*TO BE DONE:* Work out how many lines hold the string "this". The answer is a single number, nothing more.

Some records
----------
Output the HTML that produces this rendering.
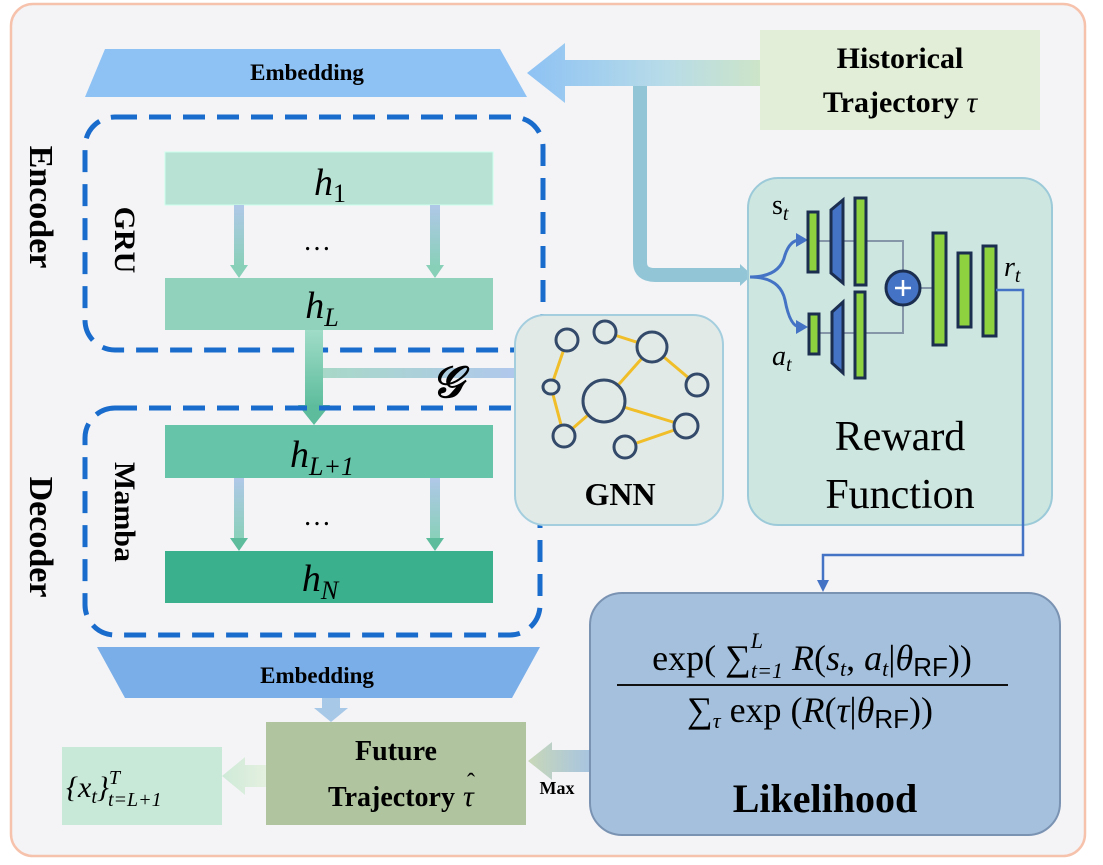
<!DOCTYPE html>
<html><head><meta charset="utf-8"><style>
html,body{margin:0;padding:0;background:#fff}
svg{display:block}
text{font-family:"Liberation Serif",serif}
</style></head><body>
<svg width="1103" height="865" viewBox="0 0 1103 865" xmlns="http://www.w3.org/2000/svg">
<defs>
<linearGradient id="gTop" x1="0" x2="1"><stop offset="0" stop-color="#8ec2f4"/><stop offset="0.6" stop-color="#b8dce8"/><stop offset="1" stop-color="#cce4c8"/></linearGradient>
<linearGradient id="gDown" x1="0" y1="0" x2="0" y2="1"><stop offset="0" stop-color="#a0dcc8"/><stop offset="1" stop-color="#5cbc9c"/></linearGradient>
<linearGradient id="gArr" x1="0" y1="0" x2="0" y2="1"><stop offset="0" stop-color="#b0c8e8"/><stop offset="1" stop-color="#88d0b8"/></linearGradient>
<linearGradient id="gMax" x1="0" x2="1"><stop offset="0" stop-color="#c8d8b8"/><stop offset="1" stop-color="#a8c4e0"/></linearGradient>
<linearGradient id="gOut" x1="0" x2="1"><stop offset="0" stop-color="#cfead8"/><stop offset="1" stop-color="#e4f0e0"/></linearGradient>
<linearGradient id="gG" x1="0" x2="1"><stop offset="0" stop-color="#a8d8c8"/><stop offset="1" stop-color="#b0c8ec"/></linearGradient>
</defs>
<rect x="11" y="4" width="1074" height="852" rx="22" fill="#f4f4f7" stroke="#f6c2ac" stroke-width="2.5"/>

<!-- historical -->
<rect x="760" y="30" width="280" height="100" fill="#e2eed8"/>
<text x="900" y="68" font-size="30" font-weight="bold" text-anchor="middle">Historical</text>
<text x="900" y="112" font-size="30" font-weight="bold" text-anchor="middle">Trajectory <tspan font-style="italic" font-weight="normal">τ</tspan></text>
<!-- top arrow -->
<polygon points="760,60 565,60 565,43 527,73 565,103 565,86 760,86" fill="url(#gTop)"/>
<path d="M640 86 V262 Q640 275 655 275 H742" fill="none" stroke="#92c6d6" stroke-width="14"/>
<polygon points="740,264 752,275 740,286" fill="#92c6d6"/>

<!-- top embedding -->
<polygon points="105,49 500,49 527,97 85,97" fill="#8ec2f4"/>
<text x="307" y="80" font-size="23" font-weight="bold" text-anchor="middle">Embedding</text>

<!-- encoder -->
<rect x="85" y="117" width="458" height="233" rx="30" fill="none" stroke="#1a6ccc" stroke-width="5" stroke-dasharray="22,12"/>
<text transform="translate(30,207) rotate(90)" font-size="34" font-weight="bold" text-anchor="middle">Encoder</text>
<text transform="translate(115,240) rotate(90)" font-size="30" font-weight="bold" text-anchor="middle">GRU</text>
<rect x="165" y="152" width="328" height="53" fill="#b8e2d4" stroke="#cfe" />
<text x="330" y="195" font-size="38" font-style="italic" text-anchor="middle">h<tspan font-size="26" font-style="normal" dy="7">1</tspan></text>
<rect x="234" y="205" width="10" height="62" fill="url(#gArr)"/><polygon points="230,265 248,265 239,278" fill="#88d0b8"/>
<rect x="430" y="205" width="10" height="62" fill="url(#gArr)"/><polygon points="426,265 444,265 435,278" fill="#88d0b8"/>
<text x="317" y="250" font-size="28" text-anchor="middle">…</text>
<rect x="165" y="278" width="328" height="52" fill="#90d2bc"/>
<text x="322" y="318" font-size="38" font-style="italic" text-anchor="middle">h<tspan font-size="26" dy="8">L</tspan></text>

<!-- connector down + G -->
<rect x="305" y="330" width="18" height="78" fill="url(#gDown)"/>
<polygon points="298,405 330,405 314,425" fill="#5cbc9c"/>
<rect x="323" y="368" width="192" height="10" fill="url(#gG)"/>
<text x="447" y="397" font-size="44" font-weight="bold" font-style="italic" text-anchor="middle">𝒢</text>

<!-- decoder -->
<rect x="85" y="408" width="455" height="227" rx="30" fill="none" stroke="#1a6ccc" stroke-width="5" stroke-dasharray="22,12"/>
<text transform="translate(30,537) rotate(90)" font-size="34" font-weight="bold" text-anchor="middle">Decoder</text>
<text transform="translate(115,512) rotate(90)" font-size="30" font-weight="bold" text-anchor="middle">Mamba</text>
<rect x="165" y="425" width="328" height="53" fill="#66c4a8"/>
<text x="322" y="467" font-size="38" font-style="italic" text-anchor="middle">h<tspan font-size="26" dy="8">L+1</tspan></text>
<rect x="234" y="478" width="10" height="62" fill="url(#gArr)"/><polygon points="230,538 248,538 239,551" fill="#5cbc9c"/>
<rect x="430" y="478" width="10" height="62" fill="url(#gArr)"/><polygon points="426,538 444,538 435,551" fill="#5cbc9c"/>
<text x="317" y="525" font-size="28" text-anchor="middle">…</text>
<rect x="165" y="551" width="328" height="52" fill="#3ab08c"/>
<text x="320" y="591" font-size="38" font-style="italic" text-anchor="middle">h<tspan font-size="26" dy="8">N</tspan></text>

<!-- bottom embedding -->
<polygon points="97,647 540,647 512,698 125,698" fill="#7aaee8"/>
<text x="317" y="683" font-size="23" font-weight="bold" text-anchor="middle">Embedding</text>
<rect x="322" y="698" width="18" height="14" fill="#a8c8e8"/>
<polygon points="314,708 348,708 331,722" fill="#a8c8e8"/>

<!-- future -->
<rect x="266" y="722" width="260" height="103" fill="#b0c4a0"/>
<text x="396" y="760" font-size="28" font-weight="bold" text-anchor="middle">Future</text>
<text x="455" y="806" font-size="28" font-weight="bold" text-anchor="end">Trajectory</text>
<text x="463" y="806" font-size="30" font-style="italic">τ</text>
<text x="467" y="790" font-size="24">ˆ</text>
<polygon points="266,765 245,765 245,757 222,776 245,795 245,787 266,787" fill="url(#gOut)"/>
<rect x="62" y="747" width="160" height="78" fill="#c8e8d8"/>
<text x="66" y="797" font-size="30" font-style="italic">{x<tspan font-size="20" dy="6">t</tspan><tspan dy="-6">}</tspan><tspan font-size="20" dy="-13">T</tspan><tspan font-size="20" dx="-12" dy="22">t=L+1</tspan></text>
<polygon points="590,750 552,750 552,742 528,761 552,780 552,772 590,772" fill="url(#gMax)"/>
<text x="557" y="794" font-size="18" font-weight="bold" text-anchor="middle">Max</text>

<!-- likelihood -->
<rect x="590" y="593" width="470" height="242" rx="32" fill="#a4c0dc" stroke="#7b93b3" stroke-width="2"/>
<text x="812" y="670" font-size="36" text-anchor="middle">exp( ∑<tspan font-size="22" font-style="italic" dy="-22">L</tspan><tspan font-size="22" font-style="italic" dx="-12" dy="30">t=1</tspan><tspan dy="-8"> </tspan><tspan font-style="italic">R</tspan>(<tspan font-style="italic">s<tspan font-size="22" dy="6">t</tspan></tspan><tspan dy="-6">, </tspan><tspan font-style="italic">a<tspan font-size="22" dy="6">t</tspan></tspan><tspan dy="-6">|</tspan><tspan font-style="italic">θ</tspan><tspan font-family="Liberation Sans" font-size="26" dy="6">RF</tspan><tspan dy="-6">))</tspan></text>
<line x1="617" y1="685" x2="1008" y2="685" stroke="#111" stroke-width="2"/>
<text x="810" y="722" font-size="36" text-anchor="middle">∑<tspan font-size="22" font-style="italic" dy="6">τ</tspan><tspan dy="-6"> exp (</tspan><tspan font-style="italic">R</tspan>(<tspan font-style="italic">τ</tspan>|<tspan font-style="italic">θ</tspan><tspan font-family="Liberation Sans" font-size="26" dy="6">RF</tspan><tspan dy="-6">))</tspan></text>
<text x="825" y="812" font-size="40" font-weight="bold" text-anchor="middle">Likelihood</text>

<!-- GNN -->
<rect x="515" y="315" width="208" height="210" rx="30" fill="#e2eae8" stroke="#a4cede" stroke-width="2"/>
<g stroke="#f0be28" stroke-width="3">
<line x1="567" y1="340" x2="551" y2="387"/><line x1="551" y1="387" x2="564" y2="436"/>
<line x1="564" y1="436" x2="604" y2="401"/><line x1="604" y1="401" x2="652" y2="347"/>
<line x1="605" y1="332" x2="652" y2="347"/><line x1="652" y1="347" x2="697" y2="385"/>
<line x1="604" y1="401" x2="686" y2="426"/><line x1="686" y1="426" x2="625" y2="447"/>
</g>
<g stroke="#344a6a" stroke-width="3" fill="#e2eae8">
<circle cx="567" cy="340" r="11"/><circle cx="605" cy="332" r="11"/><circle cx="652" cy="347" r="15"/>
<ellipse cx="551" cy="387" rx="8" ry="7"/><circle cx="604" cy="401" r="21"/><circle cx="697" cy="385" r="11"/>
<circle cx="564" cy="436" r="11"/><circle cx="686" cy="426" r="12"/><circle cx="625" cy="447" r="11"/>
</g>
<text x="620" y="505" font-size="32" font-weight="bold" text-anchor="middle">GNN</text>

<!-- reward -->
<rect x="748" y="178" width="304" height="347" rx="30" fill="#cde6e0" stroke="#9ccad8" stroke-width="2"/>
<path d="M750 277 Q780 277 785 255 Q790 240 800 240" fill="none" stroke="#4472c4" stroke-width="3"/>
<path d="M750 277 Q780 277 785 300 Q790 327 800 327" fill="none" stroke="#4472c4" stroke-width="3"/>
<polygon points="796,233 808,240 796,247" fill="#4472c4"/><polygon points="796,320 808,327 796,334" fill="#4472c4"/>
<g stroke="#8496a8" stroke-width="2" fill="none">
<polyline points="818,241 903,241 903,271"/><polyline points="818,333 903,333 903,305"/><line x1="920" y1="288" x2="933" y2="288"/>
</g>
<g stroke="#1c2e50" stroke-width="3">
<rect x="808" y="212" width="10" height="60" fill="#8ed240"/>
<polygon points="843,200 843,283 831,273 831,210" fill="#4472c4"/>
<rect x="855" y="198" width="11" height="87" fill="#8ed240"/>
<rect x="809" y="314" width="10" height="40" fill="#8ed240"/>
<polygon points="843,302 843,373 832,363 832,312" fill="#4472c4"/>
<rect x="855" y="292" width="10" height="86" fill="#8ed240"/>
<circle cx="903" cy="288" r="17" fill="#4472c4"/>
<rect x="933" y="233" width="13" height="112" fill="#8ed240"/>
<rect x="958" y="253" width="13" height="74" fill="#8ed240"/>
<rect x="983" y="246" width="13" height="90" fill="#8ed240"/>
</g>
<path d="M895 288 H911 M903 280 V296" stroke="#fff" stroke-width="2.5"/>
<text x="772" y="214" font-size="28">s<tspan font-size="20" font-style="italic" dy="6">t</tspan></text>
<text x="772" y="365" font-size="28" font-style="italic">a<tspan font-size="20" dy="6">t</tspan></text>
<text x="1004" y="276" font-size="28" font-style="italic">r<tspan font-size="20" dy="6">t</tspan></text>
<polyline points="996,290 1023,290 1023,555 823,555 823,583" fill="none" stroke="#4472c4" stroke-width="2.5"/>
<polygon points="817,580 829,580 823,592" fill="#4472c4"/>
<text x="900" y="450" font-size="42" text-anchor="middle">Reward</text>
<text x="900" y="508" font-size="42" text-anchor="middle">Function</text>
</svg>
</body></html>
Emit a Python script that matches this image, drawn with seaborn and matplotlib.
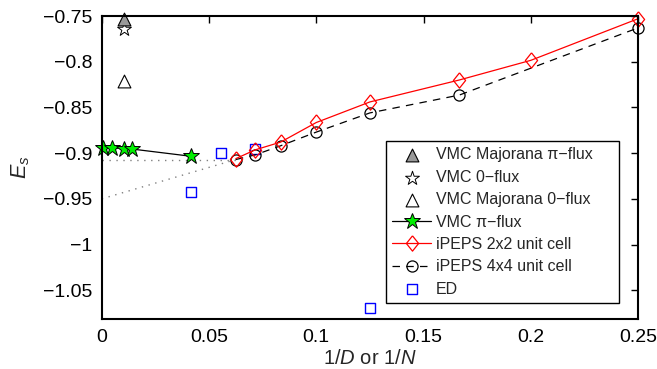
----------
*FINISHED TASK:* 2